## SOURCE DATA
======

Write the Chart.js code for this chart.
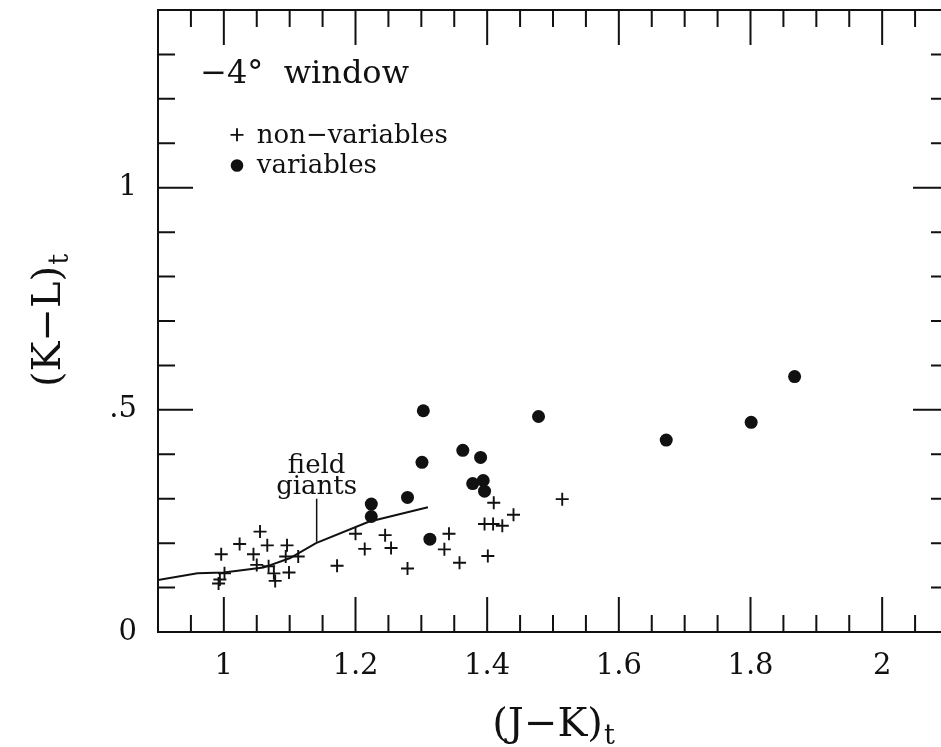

======

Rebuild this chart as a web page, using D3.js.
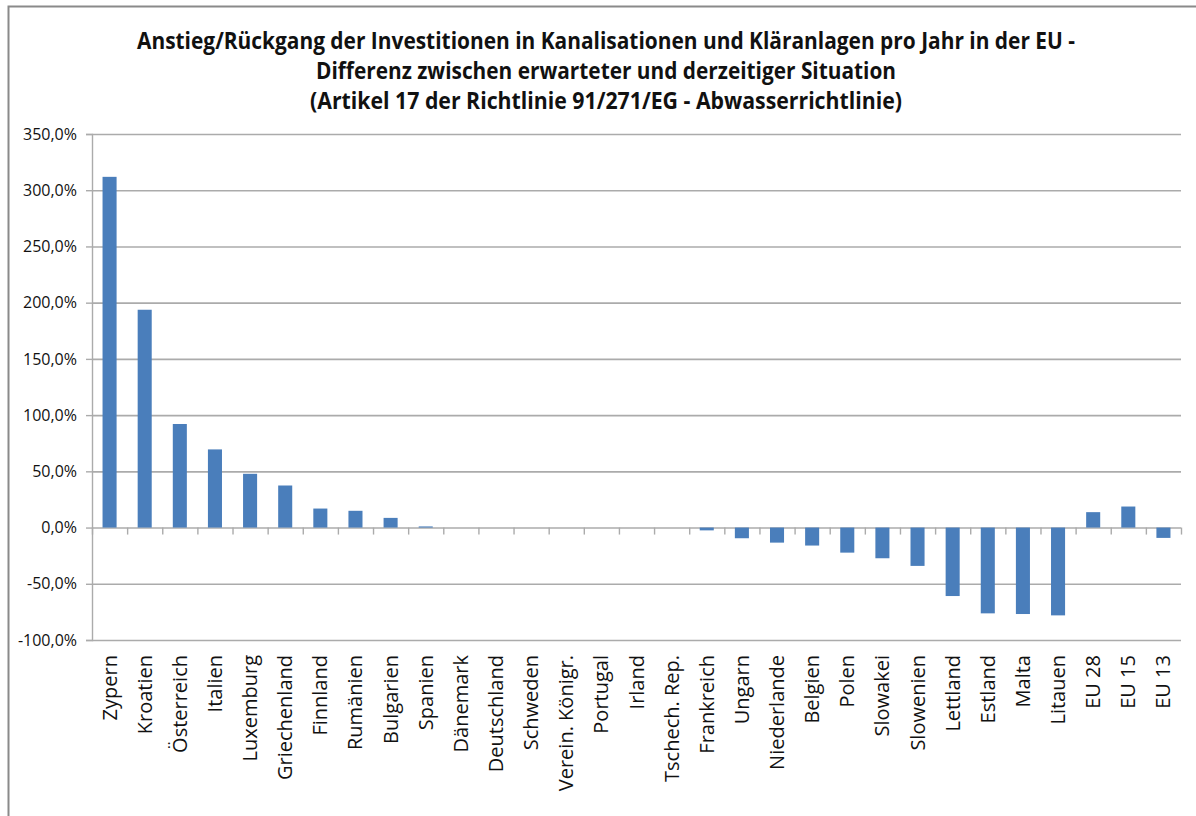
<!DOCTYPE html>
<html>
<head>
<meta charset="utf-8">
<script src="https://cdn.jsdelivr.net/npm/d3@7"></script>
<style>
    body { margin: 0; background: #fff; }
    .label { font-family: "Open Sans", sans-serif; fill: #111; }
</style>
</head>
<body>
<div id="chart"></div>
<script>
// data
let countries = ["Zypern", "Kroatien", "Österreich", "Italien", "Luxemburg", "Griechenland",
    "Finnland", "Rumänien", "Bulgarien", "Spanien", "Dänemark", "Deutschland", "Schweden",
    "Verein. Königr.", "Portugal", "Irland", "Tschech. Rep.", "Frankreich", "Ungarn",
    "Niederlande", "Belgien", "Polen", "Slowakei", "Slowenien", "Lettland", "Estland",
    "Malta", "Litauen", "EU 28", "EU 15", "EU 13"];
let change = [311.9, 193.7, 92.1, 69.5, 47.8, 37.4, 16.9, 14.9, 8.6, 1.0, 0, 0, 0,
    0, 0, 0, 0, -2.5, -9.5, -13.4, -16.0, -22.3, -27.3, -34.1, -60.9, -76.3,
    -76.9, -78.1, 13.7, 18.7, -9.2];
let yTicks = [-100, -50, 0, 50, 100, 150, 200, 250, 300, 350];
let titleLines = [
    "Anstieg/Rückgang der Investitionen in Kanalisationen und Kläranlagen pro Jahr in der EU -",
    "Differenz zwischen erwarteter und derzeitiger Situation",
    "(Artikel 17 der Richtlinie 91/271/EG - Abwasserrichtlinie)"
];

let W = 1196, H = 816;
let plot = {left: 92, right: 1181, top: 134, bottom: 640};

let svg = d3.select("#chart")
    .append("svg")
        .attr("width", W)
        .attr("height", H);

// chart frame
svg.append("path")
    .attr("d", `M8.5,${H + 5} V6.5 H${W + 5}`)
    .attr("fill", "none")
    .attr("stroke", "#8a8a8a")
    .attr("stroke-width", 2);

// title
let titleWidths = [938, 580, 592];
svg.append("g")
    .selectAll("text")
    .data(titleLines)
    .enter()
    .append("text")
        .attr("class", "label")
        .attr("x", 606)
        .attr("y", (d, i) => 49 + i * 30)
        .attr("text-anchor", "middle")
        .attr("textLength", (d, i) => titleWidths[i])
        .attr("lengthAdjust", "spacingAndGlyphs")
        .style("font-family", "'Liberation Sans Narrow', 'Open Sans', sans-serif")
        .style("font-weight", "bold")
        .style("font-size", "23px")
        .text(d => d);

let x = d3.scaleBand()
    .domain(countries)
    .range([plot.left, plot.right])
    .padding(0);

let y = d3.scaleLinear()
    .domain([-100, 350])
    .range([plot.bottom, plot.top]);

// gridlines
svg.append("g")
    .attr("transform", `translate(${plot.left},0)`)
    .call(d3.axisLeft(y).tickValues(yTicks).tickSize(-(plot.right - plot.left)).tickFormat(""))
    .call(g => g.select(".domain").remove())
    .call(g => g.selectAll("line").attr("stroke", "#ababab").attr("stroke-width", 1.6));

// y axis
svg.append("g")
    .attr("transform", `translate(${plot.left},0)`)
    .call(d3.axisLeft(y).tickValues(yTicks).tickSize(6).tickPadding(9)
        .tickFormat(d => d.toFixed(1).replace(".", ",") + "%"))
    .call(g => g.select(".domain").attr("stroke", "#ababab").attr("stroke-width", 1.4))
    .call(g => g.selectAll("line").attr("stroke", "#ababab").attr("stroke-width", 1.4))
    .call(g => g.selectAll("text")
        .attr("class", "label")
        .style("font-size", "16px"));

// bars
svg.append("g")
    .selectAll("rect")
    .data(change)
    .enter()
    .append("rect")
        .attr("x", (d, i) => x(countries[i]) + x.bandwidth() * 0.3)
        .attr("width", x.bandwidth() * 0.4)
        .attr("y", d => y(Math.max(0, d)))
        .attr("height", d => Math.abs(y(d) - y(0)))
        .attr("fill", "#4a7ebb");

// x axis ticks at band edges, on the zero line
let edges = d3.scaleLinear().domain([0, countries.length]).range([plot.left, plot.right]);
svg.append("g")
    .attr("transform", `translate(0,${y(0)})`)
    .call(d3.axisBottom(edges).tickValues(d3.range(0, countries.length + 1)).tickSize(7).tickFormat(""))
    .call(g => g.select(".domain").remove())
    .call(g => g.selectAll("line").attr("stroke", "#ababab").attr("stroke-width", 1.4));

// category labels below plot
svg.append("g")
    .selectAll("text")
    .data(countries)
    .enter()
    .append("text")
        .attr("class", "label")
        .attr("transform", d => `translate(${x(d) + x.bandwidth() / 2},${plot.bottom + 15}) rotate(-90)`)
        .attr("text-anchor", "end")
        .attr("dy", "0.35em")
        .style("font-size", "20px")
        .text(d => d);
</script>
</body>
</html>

======

## EXERCISE
How many of the listing's lines contain "this"? Respond with a single number and nothing else.

## ANSWER TO THE TASK
2